For investors, this announcement confirms that Elevate Service Group Inc. has completed the acquisition of TFI Food Equipment Solutions, resulting in a substantial increase in reported revenue. However, the lack of disclosure around profitability, cash flow, integration costs, and the actual cash value of the deal means the true economic impact is unknown. The company's narrative is credible only to the extent that the acquisition is complete and revenue has increased, but all claims about future growth, synergies, and value creation remain unsubstantiated. No notable institutional investors or external parties are identified as participating, so there is no additional validation or implied endorsement beyond management's own statements.
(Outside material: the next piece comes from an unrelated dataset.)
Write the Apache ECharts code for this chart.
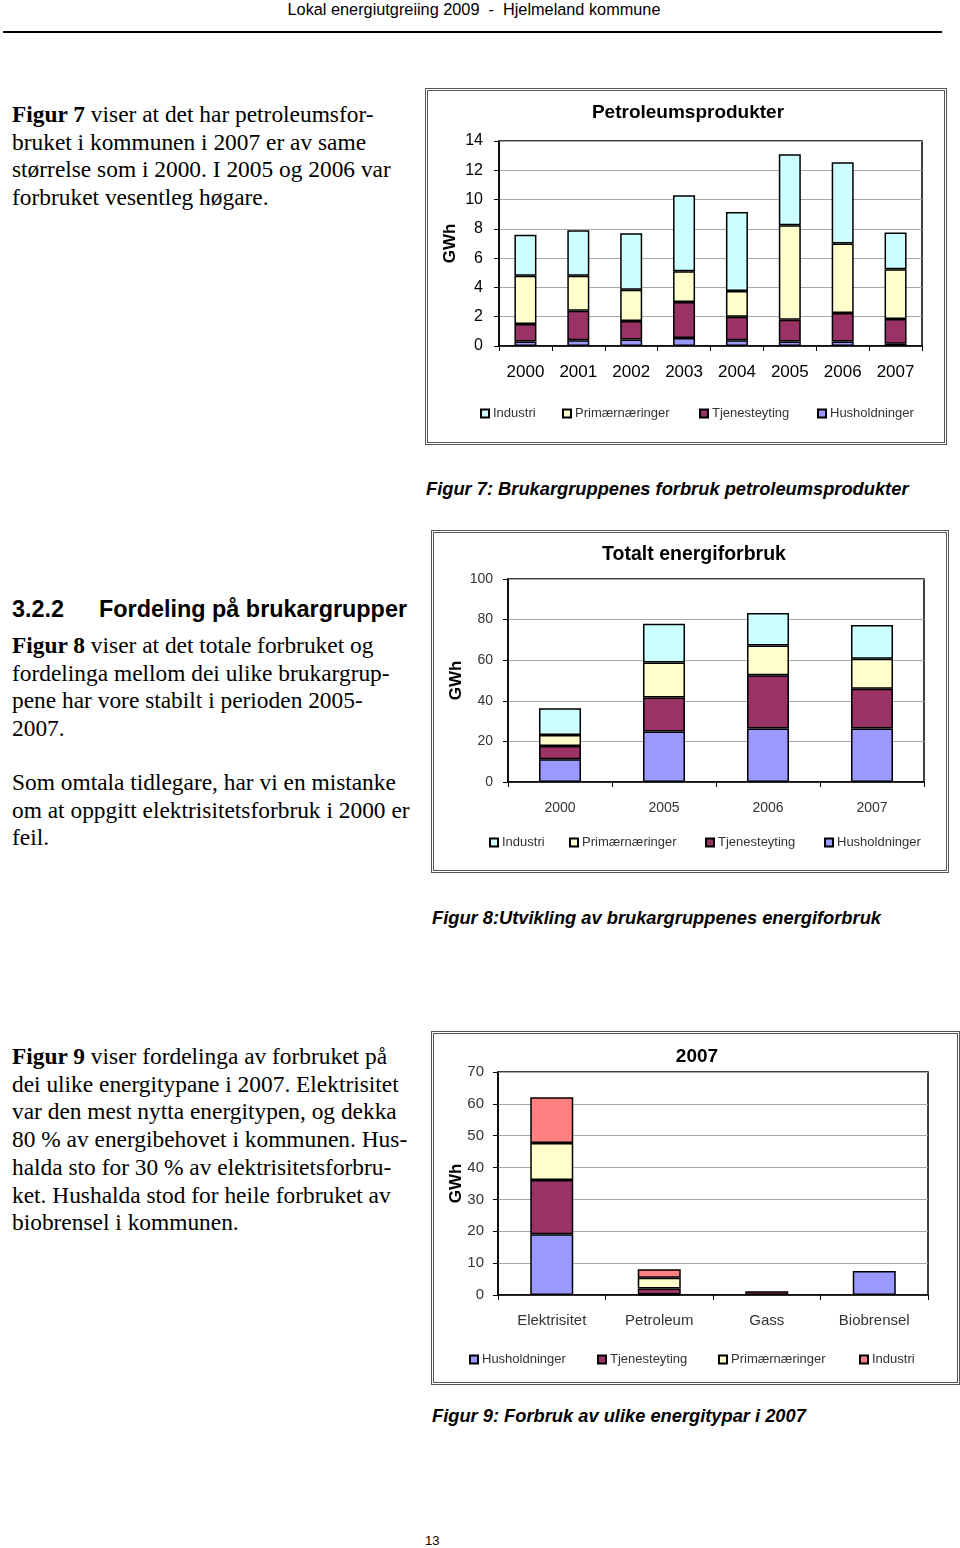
<!DOCTYPE html>
<html>
<head>
<meta charset="utf-8">
<script src="https://cdn.jsdelivr.net/npm/echarts@6/dist/echarts.min.js"></script>
<style>
  html, body { margin:0; padding:0; background:#fff; }
  body { width:960px; height:1548px; position:relative; overflow:hidden; }
  .abs { position:absolute; white-space:nowrap; }
  .serif { font-family:"Liberation Serif","Times New Roman",serif; font-size:23.4px; line-height:27.6px; color:#000; }
  .cap { font-family:"Liberation Sans",Arial,sans-serif; font-size:18.3px; font-weight:bold; font-style:italic; color:#000; }
  .box { position:absolute; border:3px double #555; box-sizing:border-box; background:#fff; }
</style>
</head>
<body>
<div class="abs" style="left:0;width:948px;top:0;text-align:center;font-family:'Liberation Sans',Arial,sans-serif;font-size:16.3px;line-height:19px;">Lokal energiutgreiing 2009&nbsp; - &nbsp;Hjelmeland kommune</div>
<div class="abs" style="left:3px;top:31px;width:939px;height:2px;background:#000;"></div>

<div class="abs serif" style="left:12px;top:101px;"><b>Figur 7</b> viser at det har petroleumsfor-<br>bruket i kommunen i 2007 er av same<br>størrelse som i 2000. I 2005 og 2006 var<br>forbruket vesentleg høgare.</div>

<div class="abs cap" style="left:426px;top:478px;">Figur 7: Brukargruppenes forbruk petroleumsprodukter</div>

<div class="abs" style="left:12px;top:596px;font-family:'Liberation Sans',Arial,sans-serif;font-size:23.4px;font-weight:bold;">3.2.2</div>
<div class="abs" style="left:99px;top:596px;font-family:'Liberation Sans',Arial,sans-serif;font-size:23.4px;font-weight:bold;">Fordeling på brukargrupper</div>

<div class="abs serif" style="left:12px;top:632px;"><b>Figur 8</b> viser at det totale forbruket og<br>fordelinga mellom dei ulike brukargrup-<br>pene har vore stabilt i perioden 2005-<br>2007.</div>
<div class="abs serif" style="left:12px;top:769px;">Som omtala tidlegare, har vi en mistanke<br>om at oppgitt elektrisitetsforbruk i 2000 er<br>feil.</div>

<div class="abs cap" style="left:432px;top:907px;">Figur 8:Utvikling av brukargruppenes energiforbruk</div>

<div class="abs serif" style="left:12px;top:1043px;line-height:27.7px;"><b>Figur 9</b> viser fordelinga av forbruket på<br>dei ulike energitypane i 2007. Elektrisitet<br>var den mest nytta energitypen, og dekka<br>80 % av energibehovet i kommunen. Hus-<br>halda sto for 30 % av elektrisitetsforbru-<br>ket. Hushalda stod for heile forbruket av<br>biobrensel i kommunen.</div>

<div class="abs cap" style="left:432px;top:1405px;">Figur 9: Forbruk av ulike energitypar i 2007</div>

<div class="abs" style="left:425px;top:1533px;font-family:'Liberation Sans',Arial,sans-serif;font-size:13px;">13</div>

<div id="c1" class="box" style="left:425px;top:88px;width:522px;height:357px;"></div>
<div id="c2" class="box" style="left:431px;top:530px;width:518px;height:343px;"></div>
<div id="c3" class="box" style="left:431px;top:1031px;width:529px;height:354px;"></div>

<script>
// ---- Data ----
// Figur 7: Petroleumsprodukter (GWh)
const petroYears = ['2000','2001','2002','2003','2004','2005','2006','2007'];
const petroHus   = [0.3, 0.4, 0.45, 0.55, 0.4, 0.3, 0.3, 0.15];
const petroTjen  = [1.2, 2.0, 1.25, 2.45, 1.6, 1.5, 1.95, 1.7];
const petroPrim  = [3.3, 2.4, 2.15, 2.1, 1.75, 6.45, 4.75, 3.4];
const petroInd   = [2.8, 3.1, 3.85, 5.2, 5.4, 4.85, 5.55, 2.5];
const petroTicks = [0, 14, 2];

// Figur 8: Totalt energiforbruk (GWh)
const totYears = ['2000','2005','2006','2007'];
const totHus   = [11.2, 24.9, 26.4, 26.4];
const totTjen  = [6.5, 16.7, 26.2, 19.5];
const totPrim  = [5.4, 17.3, 14.6, 14.8];
const totInd   = [13.2, 19.0, 16.1, 16.7];
const totTicks = [0, 100, 20];

// Figur 9: 2007 per energitype (GWh)
const typeCats = ['Elektrisitet','Petroleum','Gass','Biobrensel'];
const typeHus  = [19.1, 0.15, null, 7.5];
const typeTjen = [17.0, 1.9, 1.2, null];
const typePrim = [11.6, 3.4, null, null];
const typeInd  = [14.4, 2.6, null, null];
const typeTicks = [0, 70, 10];

const FONT = '"Liberation Sans", Arial, sans-serif';
const C_HUS = '#9999FF', C_TJEN = '#993366', C_PRIM = '#FFFFCC', C_IND = '#CCFFFF', C_IND2 = '#FF8080';

function build(cfg) {
  const series = cfg.series.map(s => ({
    name: s.name, type: 'bar', stack: 'all', data: s.data, barWidth: cfg.barWidth,
    itemStyle: { color: s.color, borderColor: '#000', borderWidth: 1.5 },
    emphasis: { disabled: true }, animation: false
  }));
  const legends = cfg.legend.map(l => ({
    data: [l.name], left: l.left, top: cfg.legendTop, icon: 'rect',
    itemWidth: 8, itemHeight: 8, itemGap: 4,
    textStyle: { fontFamily: FONT, fontSize: 13, color: '#333', padding: [0,0,0,-1] }
  }));
  return {
    animation: false,
    title: { text: cfg.title, left: cfg.titleLeft, top: cfg.titleTop, textAlign: 'center',
      textStyle: { fontFamily: FONT, fontSize: cfg.titleSize, fontWeight: 'bold', color: '#000' } },
    legend: legends,
    grid: Object.assign({ show: true, borderColor: '#000', borderWidth: 1.5, backgroundColor: '#fff', containLabel: false }, cfg.grid),
    xAxis: { type: 'category', data: cfg.cats,
      axisLine: { lineStyle: { color: '#000', width: 1.5 } },
      axisTick: { show: true, alignWithLabel: false, length: 5, lineStyle: { color: '#000' } },
      axisLabel: { fontFamily: FONT, fontSize: cfg.xFont, color: cfg.labelColor, margin: cfg.xMargin } },
    yAxis: { type: 'value', min: cfg.ticks[0], max: cfg.ticks[1], interval: cfg.ticks[2],
      name: 'GWh', nameLocation: 'middle', nameGap: cfg.nameGap, nameRotate: 90, nameMoveOverlap: false,
      nameTextStyle: { fontFamily: FONT, fontSize: 17, fontWeight: 'bold', color: '#000', padding: cfg.namePad || 0 },
      axisLine: { show: true, lineStyle: { color: '#000', width: 1.5 } },
      axisTick: { show: true, length: 5, lineStyle: { color: '#000' } },
      splitLine: { lineStyle: { color: '#a8a8a8', width: 1 } },
      axisLabel: { fontFamily: FONT, fontSize: cfg.yFont, color: cfg.labelColor, margin: cfg.yMargin } },
    series: series
  };
}

const ch1 = echarts.init(document.getElementById('c1'), null, { renderer: 'canvas' });
ch1.setOption(build({
  title: 'Petroleumsprodukter', titleLeft: 255, titleTop: 7, titleSize: 19,
  grid: { left: 71, right: 22, top: 50, bottom: 96 },
  cats: petroYears, ticks: petroTicks, barWidth: 22,
  xFont: 17, yFont: 16, xMargin: 18, yMargin: 16, labelColor: '#000', nameGap: 40,
  legendTop: 311,
  series: [
    { name: 'Husholdninger', data: petroHus, color: C_HUS },
    { name: 'Tjenesteyting', data: petroTjen, color: C_TJEN },
    { name: 'Primærnæringer', data: petroPrim, color: C_PRIM },
    { name: 'Industri', data: petroInd, color: C_IND }
  ],
  legend: [
    { name: 'Industri', left: 47 }, { name: 'Primærnæringer', left: 129 },
    { name: 'Tjenesteyting', left: 266 }, { name: 'Husholdninger', left: 384 }
  ]
}));

const ch2 = echarts.init(document.getElementById('c2'), null, { renderer: 'canvas' });
ch2.setOption(build({
  title: 'Totalt energiforbruk', titleLeft: 255, titleTop: 7, titleSize: 19.5,
  grid: { left: 74, right: 22, top: 46, bottom: 88 },
  cats: totYears, ticks: totTicks, barWidth: 42,
  xFont: 14, yFont: 14, xMargin: 19, yMargin: 15, labelColor: '#333', nameGap: 43,
  legendTop: 298,
  series: [
    { name: 'Husholdninger', data: totHus, color: C_HUS },
    { name: 'Tjenesteyting', data: totTjen, color: C_TJEN },
    { name: 'Primærnæringer', data: totPrim, color: C_PRIM },
    { name: 'Industri', data: totInd, color: C_IND }
  ],
  legend: [
    { name: 'Industri', left: 50 }, { name: 'Primærnæringer', left: 130 },
    { name: 'Tjenesteyting', left: 266 }, { name: 'Husholdninger', left: 385 }
  ]
}));

const ch3 = echarts.init(document.getElementById('c3'), null, { renderer: 'canvas' });
ch3.setOption(build({
  title: '2007', titleLeft: 258, titleTop: 8, titleSize: 19,
  grid: { left: 64, right: 29, top: 38, bottom: 87 },
  cats: typeCats, ticks: typeTicks, barWidth: 43,
  xFont: 15, yFont: 15, xMargin: 18, yMargin: 14, labelColor: '#333', nameGap: 33,
  legendTop: 314,
  series: [
    { name: 'Husholdninger', data: typeHus, color: C_HUS },
    { name: 'Tjenesteyting', data: typeTjen, color: C_TJEN },
    { name: 'Primærnæringer', data: typePrim, color: C_PRIM },
    { name: 'Industri', data: typeInd, color: C_IND2 }
  ],
  legend: [
    { name: 'Husholdninger', left: 30 }, { name: 'Tjenesteyting', left: 158 },
    { name: 'Primærnæringer', left: 279 }, { name: 'Industri', left: 420 }
  ]
}));
</script>
</body>
</html>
To change this assessment, the company would need to provide detailed financials (including EBITDA, net income, and cash flow), integration milestones, and evidence of realized synergies or organic growth. Investors should watch for the next reporting period to see if recurring revenue, margins, and cash flow improve, and whether integration proceeds smoothly. At this stage, the announcement is a weak positive signal—worth monitoring, but not sufficient to justify new investment without further detail. The single most important takeaway is that while revenue has grown, the absence of profitability and integration data leaves the investment case unproven.

Announcement summary

Elevate Service Group Inc. (TSXV: SERV) announced the completion of its acquisition of Taylor Freezers Inc. (dba TFI Food Equipment Solutions) on May 6, 2026. The acquisition adds over 60 field equipment technicians, exclusive distribution rights for Taylor, Henny Penny, and Franke Coffee Systems, and relationships with thousands of customer locations. Elevate's pro forma revenue base increases by 80% to approximately $90 million, including $5 million of recurring subscription revenue under TFI's Total Care program. As part of the acquisition, Elevate issued a total of 365,000 common shares, with shares subject to lockups ranging from four months to five years. This marks Elevate's fourth acquisition since its public listing in November 2025.